For a period the Argentinian economy seemed to perform like a Phoenix from the ashes. After simply refusing to pay back foreign debts, a recovery took place, with an export boom. But Argentina is now again in recession. It may have to import wheat next year for the first time since records began.

Not only have farmers protested in recent times but a new wave of factory occupations has begun. Significantly the government was compelled to nationalise Mahle, a German car parts supplier in Rosario.

Brazil, the economic powerhouse of Latin America, was praised for years by global capitalist commentators. But even in the growth years the 180 million-strong country was leaking jobs to China and elsewhere.

Hit by the global recession, hundreds of thousands of workers have been sacked. The government and the bosses are desperately trying to avoid wage increases. This will dash hopes of a reverse of the downturn based on the domestic market.

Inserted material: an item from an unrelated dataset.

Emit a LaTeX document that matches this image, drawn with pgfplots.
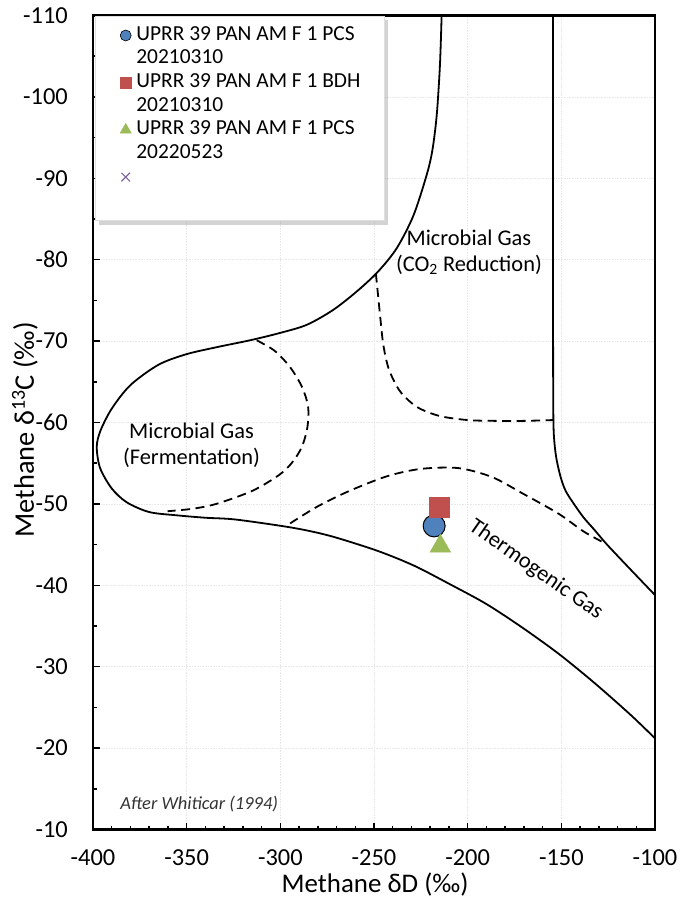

Lula, the president of Brazil and leader of the PT, is still popular. But he cannot stand again in the elections next year. Either before the elections in 2010 or shortly afterwards a dramatic upswing in the class struggle is likely.

Five years ago the P-SOL (Party of Socialism and Liberty) was founded in Brazil. In the presidential elections of 2006, the P-SOL candidate Heloisa Helena came third, winning 6%. Unfortunately the leadership is watering down the radical profile of the party and swinging to the right.

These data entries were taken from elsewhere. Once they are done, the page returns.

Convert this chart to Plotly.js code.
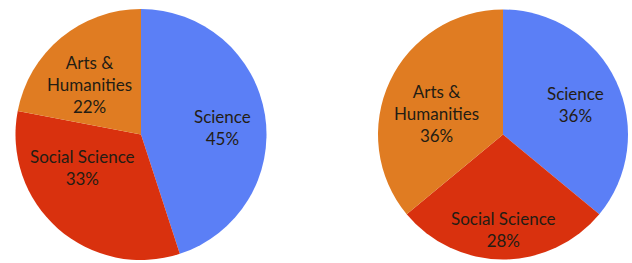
<!DOCTYPE html>
<html>
<head>
<meta charset="utf-8">
<script src="https://cdn.plot.ly/plotly-3.0.1.min.js"></script>
<style>html,body{margin:0;padding:0;background:#fff;}#chart{width:632px;height:263px;}</style>
</head>
<body>
<div id="chart"></div>
<script>
const categories = ["Science", "Social Science", "Arts & Humanities"];
const labelText = ["Science", "Social Science", "Arts &<br>Humanities"];
const valuesLeft = [45, 33, 22];
const valuesRight = [36, 28, 36];
const colors = ["#5B7FF6", "#D9310E", "#E07C22"];

const W = 632, H = 263;
// label placement (pixel centres) for each slice, left chart then right chart
const labelPosLeft = [[222, 128], [82.5, 167], [89, 84.5]];
const labelPosRight = [[575, 104.5], [503, 229], [436, 114]];

function makePie(values, domainX) {
  return {
    type: "pie",
    labels: categories,
    values: values,
    textinfo: "none",
    sort: false,
    direction: "clockwise",
    rotation: 0,
    marker: { colors: colors, line: { width: 0 } },
    hoverinfo: "none",
    domain: { x: domainX, y: [3 / H, 254 / H] }
  };
}

function makeLabels(values, positions) {
  return values.map((v, i) => ({
    text: labelText[i] + "<br>" + v + "%",
    x: positions[i][0] / W,
    y: 1 - positions[i][1] / H,
    xref: "paper",
    yref: "paper",
    xanchor: "center",
    yanchor: "middle",
    showarrow: false,
    align: "center",
    font: { family: "Lato, 'Open Sans', sans-serif", size: 17, color: "#241d14" }
  }));
}

const data = [
  makePie(valuesLeft, [15 / W, 267 / W]),
  makePie(valuesRight, [378 / W, 628 / W])
];

const layout = {
  width: W,
  height: H,
  margin: { l: 0, r: 0, t: 0, b: 0 },
  showlegend: false,
  paper_bgcolor: "#ffffff",
  plot_bgcolor: "#ffffff",
  annotations: makeLabels(valuesLeft, labelPosLeft).concat(makeLabels(valuesRight, labelPosRight))
};

Plotly.newPlot("chart", data, layout, { staticPlot: true, displayModeBar: false });
</script>
</body>
</html>
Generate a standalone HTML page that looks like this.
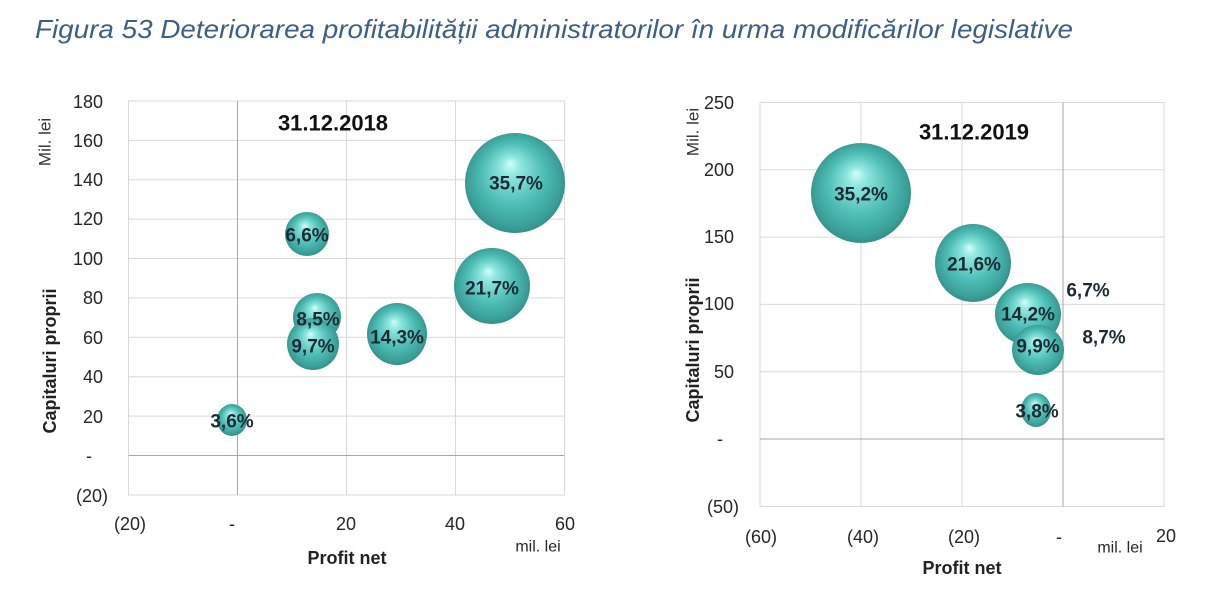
<!DOCTYPE html>
<html><head><meta charset="utf-8"><style>
html,body{margin:0;padding:0;background:#fff;}
svg{display:block;}
text{font-family:"Liberation Sans",sans-serif;}
</style></head><body>
<svg width="1222" height="600" viewBox="0 0 1222 600" xmlns="http://www.w3.org/2000/svg">
<defs>
<radialGradient id="bub" cx="50%" cy="50%" r="55%" fx="45%" fy="30%">
<stop offset="0%" stop-color="#d4fdf9"/>
<stop offset="18%" stop-color="#8fe6df"/>
<stop offset="55%" stop-color="#4fbfb7"/>
<stop offset="85%" stop-color="#3a9f98"/>
<stop offset="100%" stop-color="#2c847e"/>
</radialGradient>
</defs>
<rect width="1222" height="600" fill="#fff"/>
<text x="35" y="38" font-size="26" font-style="italic" fill="#3d5e86" textLength="1038" lengthAdjust="spacingAndGlyphs">Figura 53 Deteriorarea profitabilității administratorilor în urma modificărilor legislative</text>

<!-- LEFT CHART -->
<g stroke="#d9d9d9" stroke-width="1" fill="none">
<rect x="128.5" y="101" width="436" height="394"/>
<line x1="128.5" y1="140.4" x2="564.5" y2="140.4"/>
<line x1="128.5" y1="179.8" x2="564.5" y2="179.8"/>
<line x1="128.5" y1="219.1" x2="564.5" y2="219.1"/>
<line x1="128.5" y1="258.5" x2="564.5" y2="258.5"/>
<line x1="128.5" y1="297.9" x2="564.5" y2="297.9"/>
<line x1="128.5" y1="337.3" x2="564.5" y2="337.3"/>
<line x1="128.5" y1="376.7" x2="564.5" y2="376.7"/>
<line x1="128.5" y1="416.1" x2="564.5" y2="416.1"/>
<line x1="346.5" y1="101" x2="346.5" y2="495"/>
<line x1="455.5" y1="101" x2="455.5" y2="495"/>
</g>
<g stroke="#a6a6a6" stroke-width="1">
<line x1="128.5" y1="455.5" x2="564.5" y2="455.5"/>
<line x1="237.5" y1="101" x2="237.5" y2="495"/>
</g>
<g font-size="18" fill="#262626" text-anchor="end" dominant-baseline="central">
<text x="103" y="102">180</text>
<text x="103" y="141">160</text>
<text x="103" y="180">140</text>
<text x="103" y="219">120</text>
<text x="103" y="259">100</text>
<text x="103" y="298">80</text>
<text x="103" y="338">60</text>
<text x="103" y="377">40</text>
<text x="103" y="417">20</text>
<text x="92" y="456">-</text>
<text x="108" y="496">(20)</text>
</g>
<g font-size="18" fill="#262626" text-anchor="middle" dominant-baseline="central">
<text x="130" y="524">(20)</text>
<text x="232" y="524">-</text>
<text x="346" y="524">20</text>
<text x="455" y="524">40</text>
<text x="565" y="524">60</text>
<text x="538" y="547" font-size="16">mil. lei</text>
<text x="347" y="558" font-weight="bold" font-size="18" fill="#222">Profit net</text>
<text x="333" y="123" font-weight="bold" font-size="22" fill="#111">31.12.2018</text>
<text transform="translate(50,361) rotate(-90)" font-weight="bold" font-size="18" fill="#222">Capitaluri proprii</text>
<text transform="translate(45,142) rotate(-90)" font-size="17" fill="#333">Mil. lei</text>
</g>
<g fill="url(#bub)">
<ellipse cx="515" cy="183" rx="50" ry="50"/>
<ellipse cx="307" cy="234" rx="22" ry="22"/>
<ellipse cx="492" cy="286" rx="38" ry="38"/>
<ellipse cx="317" cy="317" rx="24" ry="24"/>
<ellipse cx="313" cy="344" rx="26" ry="26"/>
<ellipse cx="397" cy="334" rx="30" ry="31"/>
<ellipse cx="232" cy="420" rx="15" ry="16"/>
</g>
<g font-size="19" font-weight="bold" fill="#1c2b33" text-anchor="middle" dominant-baseline="central">
<text x="516" y="184">35,7%</text>
<text x="307" y="236">6,6%</text>
<text x="492" y="289">21,7%</text>
<text x="318" y="320">8,5%</text>
<text x="313" y="347">9,7%</text>
<text x="397" y="338">14,3%</text>
<text x="232" y="422">3,6%</text>
</g>

<!-- RIGHT CHART -->
<g stroke="#d9d9d9" stroke-width="1" fill="none">
<rect x="760" y="102.5" width="404" height="404"/>
<line x1="760" y1="169.8" x2="1164" y2="169.8"/>
<line x1="760" y1="237.1" x2="1164" y2="237.1"/>
<line x1="760" y1="304.4" x2="1164" y2="304.4"/>
<line x1="760" y1="371.7" x2="1164" y2="371.7"/>
<line x1="861" y1="102.5" x2="861" y2="506.5"/>
<line x1="962" y1="102.5" x2="962" y2="506.5"/>
</g>
<g stroke="#a6a6a6" stroke-width="1">
<line x1="760" y1="439" x2="1164" y2="439"/>
<line x1="1063" y1="102.5" x2="1063" y2="506.5"/>
</g>
<g font-size="18" fill="#262626" text-anchor="end" dominant-baseline="central">
<text x="734" y="103">250</text>
<text x="734" y="170">200</text>
<text x="734" y="237">150</text>
<text x="734" y="304">100</text>
<text x="734" y="372">50</text>
<text x="723" y="439">-</text>
<text x="739" y="507">(50)</text>
</g>
<g font-size="18" fill="#262626" text-anchor="middle" dominant-baseline="central">
<text x="761" y="537">(60)</text>
<text x="863" y="537">(40)</text>
<text x="964" y="537">(20)</text>
<text x="1059" y="537">-</text>
<text x="1166" y="536">20</text>
<text x="1120" y="548" font-size="16">mil. lei</text>
<text x="962" y="568" font-weight="bold" font-size="18" fill="#222">Profit net</text>
<text x="974" y="132" font-weight="bold" font-size="22" fill="#111">31.12.2019</text>
<text transform="translate(693,350) rotate(-90)" font-weight="bold" font-size="18" fill="#222">Capitaluri proprii</text>
<text transform="translate(693,132) rotate(-90)" font-size="17" fill="#333">Mil. lei</text>
</g>
<g fill="url(#bub)">
<ellipse cx="861" cy="193" rx="50" ry="50"/>
<ellipse cx="973" cy="263" rx="38" ry="39"/>
<ellipse cx="1028" cy="314" rx="33" ry="31"/>
<ellipse cx="1038" cy="350" rx="26" ry="25"/>
<ellipse cx="1036" cy="410" rx="15" ry="17"/>
</g>
<g font-size="19" font-weight="bold" fill="#1c2b33" text-anchor="middle" dominant-baseline="central">
<text x="861" y="195">35,2%</text>
<text x="974" y="265">21,6%</text>
<text x="1028" y="315">14,2%</text>
<text x="1038" y="347">9,9%</text>
<text x="1037" y="412">3,8%</text>
<text x="1088" y="291">6,7%</text>
<text x="1104" y="338">8,7%</text>
</g>
</svg>
</body></html>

But the CWI Brazilian section Revolutionary Socialism, is part of a Marxist opposition in P-SOL. In May this year the organisations Socialist Liberty Collective and Revolutionary Socialism came together in a congress of unification, launching the LSR (Liberty, Socialism and Revolution).

This new formation is affiliated to the Committee for a Workers International (CWI).

Many of its members are rooted in the trade unions or social movements and play an outstanding role in the struggle for a fighting, democratic and socialist P-SOL. Together with the comrades of the CWI in Chile, Venezuela and Bolivia these forces of Marxism in the tumultuous new period can become a pole of attraction for other left wing and socialist activists across the whole continent.